After taking this course, you will be able to:
- Explain differences between population health assessments for public health and healthcare.
- Outline the key components of community health needs assessments (CHNA).
- Compare how public health and healthcare will use a CHNA to improve population health.
- Identify key population health indicators for social determinants of health.
- Identify key population health indicators for mental health and opioid abuse.
- Categorize data sources by epidemiologic criteria.
- Analyze differences between subpopulations and across time trends.
- Formulate multi sector collaborations that support population health improvement.
- Outline a plan for population health improvement.
- Evaluate evidence-based interventions based on epidemiologic criteria and community suitability.

Syllabus

  • Population Health: Healthcare and Public Health
    • In this introduction to population health, we lay out a comprehensive definition of population health as a process and begin to describe the major approaches to population health improvement. We also outline how the “Triple Aim” of improved population health, improved patient experience, and reduced cost was woven into the U.S. Affordable Care Act through new mandates for population health practices. In healthcare settings, we describe how new patient population management and population medicine approaches are beginning to address two known areas of weaknesses - that is, gaps in care and care transitions - that can have major impacts on a population’s health. We also begin to recognize that healthcare is not designed to address root causes of disease and that new ways of thinking are needed if communities are going to have sustained improvements in their population health.
  • Population Health Indicators
    • In this week’s module, we map the network of partnerships and interconnections that influence a population health. Specifically, we summarize the ‘health impact pyramid’ and examine connections between community health and social, economic, environmental factors.
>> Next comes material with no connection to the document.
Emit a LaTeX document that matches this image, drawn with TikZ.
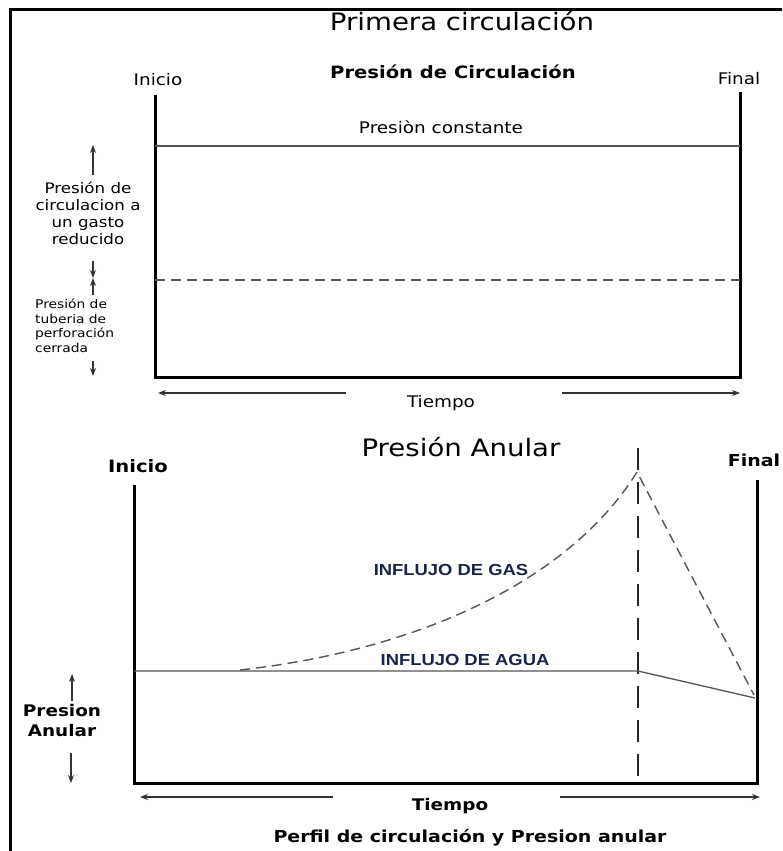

Building on this foundation, we then extend these ideas into a new arena called the ‘One Health’ concept that recognizes the interrelationship between the health of the planet, its animals, and the health of humans. To enable learners to measure the health of a community, we explore the WHO 100 health indicators and describe what makes a really good population health indicator. The ability to measure a population’s health then helps us stratify patient populations or vulnerable subgroups within a community into different risk groups who would benefit from different preventive approaches. We then end the week with an exploration of The Community Guide - a product of the Community Preventive Services Task Force - who provides systematic reviews and recommendations on the best evidence-based community health interventions.
  • Improvement and Interventions Strategies
    • The ability to measure a population’s health then helps us stratify patient populations or vulnerable subgroups within a community into different risk groups who would benefit from different preventive approaches. We then end the week with an exploration of The Community Guide - a product of the Community Preventive Services Task Force - who provides systematic reviews and recommendations on the best evidence-based community health interventions.
  • Community Health Needs Assessment
    • In this last week, we turn our attention to a standard way to assess and begin to plan improvements in community health - that is, the community health needs assessment. We go through the key principles and process steps underlying community health needs assessments, including some good examples. This week the final project to create a evidence-based intervention plan for your community of interest is due.